Usage of osm2pgsql
Syntax --
Functionality --
Operation --
Projections --
Options --
Examples --
Database --
Authors --
Development --
References
This documentation page was cobbled together from the various locations where
documentation for osm2pgsql has been hidden to make it hard to find: The
OpenStreetmap Wiki, source readme file, help message and manual page
(referenced below). I have also added my own experiences where
possible.
Command line syntax
osm2pgsql [options] planet.osm
osm2pgsql [options] planet.osm.{gz,bz2,pbf}
osm2pgsql [options] file1.osm file2.osm file3.osm
The Wiki suggests running decompression and database import in parallel on
multi-core machines, like this:
bunzip -c file.osm.bz2 | osm2pgsql [options] /dev/stdin
Functionality
osm2pgsql serves to import packed OpenStreetmap geodata into a PostgreSQL
/ PostGIS database. This live database can then be used by rendering programs
or the
Nominatim geocoder. OSM planet snapshots can be downloaded
from here
. Geodata files for various
countries and regions ("extracts") are available
here
in the especially small PBF
(ProtoBufBinary) format, and from other sources (see
reference list in the Wiki
).
osm2pgsql currently supports two different database schemas that can be
selected with its -o option:
- A database schema that is optimized for ease of rendering by Mapnik
.
- A database schema that is optimized for geocoding with
Nominatim
, emphasizing the
spatially hierarchical organizations of objects.

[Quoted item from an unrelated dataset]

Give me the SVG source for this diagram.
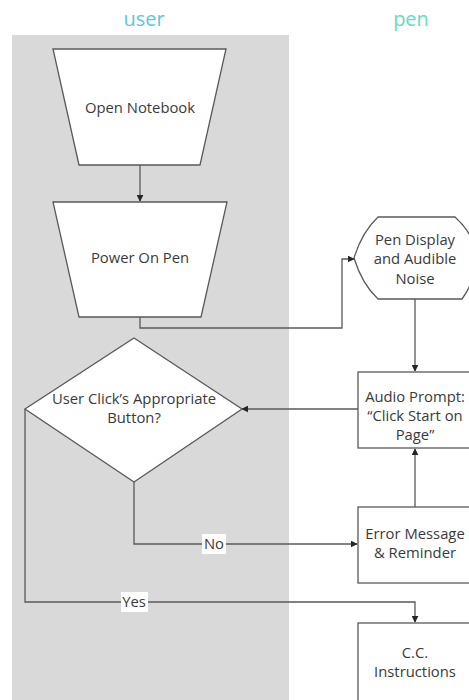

Both schemas were specifically optimized for the purpose they were
intended for and they may therefore be less suitable for other
general purpose processing. Nevertheless, the rendering schema
might be useful for other purposes as well, and has been used
for a variety of additionally purposes.
Feature list:
- Converts OSM files to a PostgreSQL database
- Conversion of OSM tags to database columns is configurable in the style file
- Able to read .gz, .bz2, .pbf and .o5m files directly
- Can apply diffs to keep the database up to data
- Supports the choice of output projection
- Configurable table names
- Gazetteer back-end for Nominatim
- Support for hstore field type to store the complete set of tags in one database field if desired
If you are completely new to osm2pgsql, you may prefer to follow a tutorial
rather than read the docs. Tile server setup tutorials are linked
here, a tutorial for creating map tiles for offline
use is here.
The most important options determining its mode of operation are:
- -s, --slim
- Store temporary tables in database. This allows incremental updates using diff
files also available at OSM data servers, and reduces memory usage at a cost in
disk space and import time. This mode of operation is recommended.
See this Wiki page
on how
to keep a database up to date.
- --flat-nodes file
- Store temporary tables for --slim outside database in file. Reduces
disk space considerably. It is still only recommended for whole-planet
databases because the organisation of the file is optimised for that case.
- -k, --hstore
- Hstore is a data
type in a PostgreSQL database
that can itself store multiple key-value pairs.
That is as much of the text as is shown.